Pišaišapḫi appears in a text written in Hittite referred to as the Myth of Pišaiša (CTH 350.3). In the beginning, he notices a resting naked goddess, designated by the logogram IŠTAR. He rapes her. She seemingly declares that he is now the enemy of the weather god. Pišaišapḫi, scared of possible consequences, prostrates himself and promises to tell her the story of the weapon weather god used to defeat the sea, which according to Noga Ayali-Darshan's interpretation was subsequently used by mountains to defeat him in turn. In Alfonso Archi's explanation of the same text, the order of events is reversed, and the battle of the sea took place after the conflict with the mountains. After this allusion to a rebellion of the mountain gods, Namni and Ḫazzi are mentioned in an unknown role and the tablet breaks off.

The myth is commonly described as a translation of a Canaanite composition. Volkert Haas agreed with the classification of this myth as originally Canaanite, though he noted it should be considered the result of a long period of contact between speakers of Semitic languages and Hurrian. Jared L. Miller and Alfonso Archi refer to it as “Hurro-Canaanite”. Nicla De Zorzi classifies it as “Hurro-Hittite” instead. Piotr Taracha similarly counts it among Hittite adaptations of Hurrian myths, alongside the cycle of Kumarbi, the Song of Release and other compositions. According to Noga Ayali-Darshan it is more likely to reflect an originally Hurrian, rather than Canaanite, tradition, as indicated by complete absence of Pišaišapḫi from known texts written in any West Semitic language. She also notes that a phrase describing Pišaišapḫi's prostration, which compares this action to the fall of an apple from a tree, belongs to the Hurrian milieu. She argues the setting of the myth might reflect origin in inland Syria. Ian Rutherford points out the story has no clear parallel in any texts written in any Semitic languages. Daniel Schwemer remarks that it shows a thematic similarity with the Mesopotamian myth Inanna and Ebiḫ, but states that a certain connection cannot be established. Taracha assumes that the goddess appearing in this myth is Šauška, though she has also been interpreted as Ishtar. If the Canaanite origin of the myth is presumed, the weather god is accordingly interpreted as Baal, though he might also be Hurrian Teššub.

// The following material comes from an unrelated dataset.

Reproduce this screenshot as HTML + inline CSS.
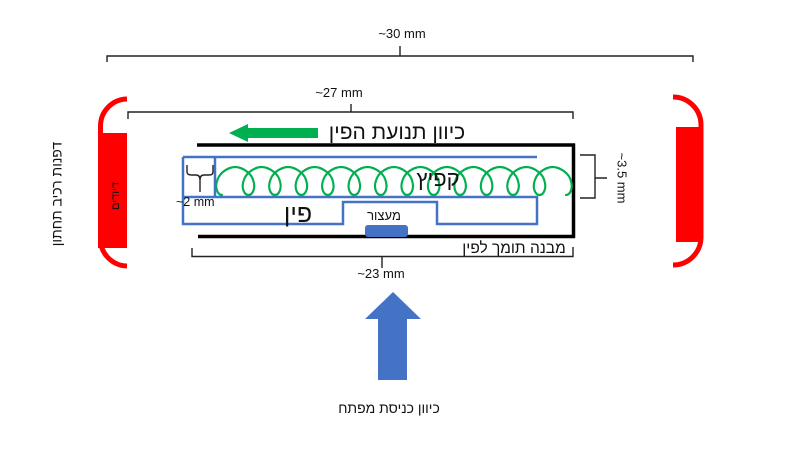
<!DOCTYPE html>
<html>
<head>
<meta charset="utf-8">
<style>
  html,body{margin:0;padding:0;background:#fff;}
  svg{display:block;}
  text{font-family:"Liberation Sans","DejaVu Sans",sans-serif;fill:#111;}
</style>
</head>
<body>
<svg width="800" height="450" viewBox="0 0 800 450" xmlns="http://www.w3.org/2000/svg">
  <defs>
    <path id="coil" fill="none" stroke="#00B050" stroke-width="2.2" stroke-linecap="round"
      d="M0,195 C-1.9,195 -3.8,193.5 -4.9,191 C-6,188.5 -6.2,185 -5.2,181.5 C-4.2,178 -2.2,174.5 0.9,172 C4.4,169.3 8.9,167 13.5,167 C18,167 22.5,169.3 26,172 C29.3,174.5 31.4,178 32.2,181.5 C33.2,185 33,188.5 31.9,191 C30.8,193.5 28.9,195 27,195"/>
  </defs>

  <!-- ~30 mm bracket -->
  <path d="M107,62 L107,56 L693,56 L693,62 M400,56 L400,46" fill="none" stroke="#222" stroke-width="1.4"/>
  <text x="402" y="38" font-size="13" text-anchor="middle">~30 mm</text>

  <!-- ~27 mm bracket -->
  <path d="M128,119 L128,112 L573,112 L573,119 M351,112 L351,104" fill="none" stroke="#222" stroke-width="1.4"/>
  <text x="339" y="97" font-size="13" text-anchor="middle">~27 mm</text>

  <!-- green arrow + title -->
  <polygon points="229,133 248,124 248,128 318,128 318,138 248,138 248,142" fill="#00B050"/>
  <text x="397" y="139" font-size="21" text-anchor="middle">כיוון תנועת הפין</text>

  <!-- left red part -->
  <path d="M127,99 A27,27 0 0 0 100.5,126 L100.5,240 A27,27 0 0 0 127,266" fill="none" stroke="#FF0000" stroke-width="5"/>
  <rect x="98" y="133" width="29" height="115" fill="#FF0000"/>
  <text transform="translate(116,196) rotate(-90)" font-size="11" text-anchor="middle" dominant-baseline="middle">דיודים</text>

  <!-- right red part -->
  <path d="M673,97 A28,28 0 0 1 701,125 L701,238 A28,28 0 0 1 673,265" fill="none" stroke="#FF0000" stroke-width="5"/>
  <rect x="676" y="127" width="27" height="115" fill="#FF0000"/>

  <!-- left rotated label -->
  <text transform="translate(58,194) rotate(-90)" font-size="14" text-anchor="middle" dominant-baseline="middle">דפנות רכיב תחתון</text>

  <!-- black support structure -->
  <path d="M197,145 L575,145 M573.5,143.5 L573.5,238 M198,236.5 L575,236.5" fill="none" stroke="#000" stroke-width="3.5"/>

  <!-- spring -->
  <g transform="translate(222,0) scale(0.98,1)">
    <use href="#coil" x="0"/>
    <use href="#coil" x="27"/>
    <use href="#coil" x="54"/>
    <use href="#coil" x="81"/>
    <use href="#coil" x="108"/>
    <use href="#coil" x="135"/>
    <use href="#coil" x="162"/>
    <use href="#coil" x="189"/>
    <use href="#coil" x="216"/>
    <use href="#coil" x="243"/>
    <use href="#coil" x="270"/>
    <use href="#coil" x="297"/>
    <use href="#coil" x="324"/>
  </g>

  <!-- blue pin outline -->
  <path d="M183,157 L537,157 M183,157 L183,224 L343,224 L343,202 L437,202 L437,224 L537,224 L537,197 L183,197 M215,157 L215,197"
        fill="none" stroke="#4472C4" stroke-width="2.5" stroke-linejoin="miter"/>

  <!-- ~2mm small bracket -->
  <path d="M187,165 L187,172 Q187,175 192,175 L196,175 Q200,175 200,180 L200,192 M200,180 Q200,175 204,175 L209,175 Q213,175 213,172 L213,165"
        fill="none" stroke="#222" stroke-width="1.4"/>
  <text x="176" y="206" font-size="12.5">~2 mm</text>

  <!-- labels inside -->
  <text x="438" y="186" font-size="22" text-anchor="middle">קפיץ</text>
  <text x="298" y="222" font-size="25" text-anchor="middle">פין</text>
  <text x="384" y="220" font-size="13" text-anchor="middle">מעצור</text>

  <!-- stopper -->
  <rect x="365" y="225" width="43" height="12" rx="3" fill="#4472C4"/>

  <!-- ~3.5mm bracket -->
  <path d="M580,155 L595,155 L595,198 L580,198 M595,178 L607,178" fill="none" stroke="#222" stroke-width="1.4"/>
  <text transform="translate(621,178) rotate(90)" font-size="13" text-anchor="middle" dominant-baseline="middle">~3.5 mm</text>

  <!-- support label -->
  <text x="514" y="253" font-size="15.5" text-anchor="middle">מבנה תומך לפין</text>

  <!-- ~23 mm bracket -->
  <path d="M192,248 L192,256.5 L573,256.5 L573,247 M382,256.5 L382,268" fill="none" stroke="#222" stroke-width="1.4"/>
  <text x="381" y="278" font-size="13" text-anchor="middle">~23 mm</text>

  <!-- blue up arrow -->
  <polygon points="393,292 421,319 407,319 407,380 378,380 378,319 365,319" fill="#4472C4"/>
  <text x="389" y="413" font-size="14" text-anchor="middle">כיוון כניסת מפתח</text>
</svg>
</body>
</html>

It has been proposed that the İmamkullu relief might be a pictorial representation of the events described in the Myth of Pišaiša, with the figures depicted being Pišaišapḫi, Šauška, Teššub riding in his chariot, and the pair Namni and Ḫazzi. Additionally, the appearance of IŠTAR/Šauška and Pišaišapḫi in sequence in two ritual texts, KBo 14.142 I 10 and KUB 27.13 I 7, has been interpreted as a reference to it.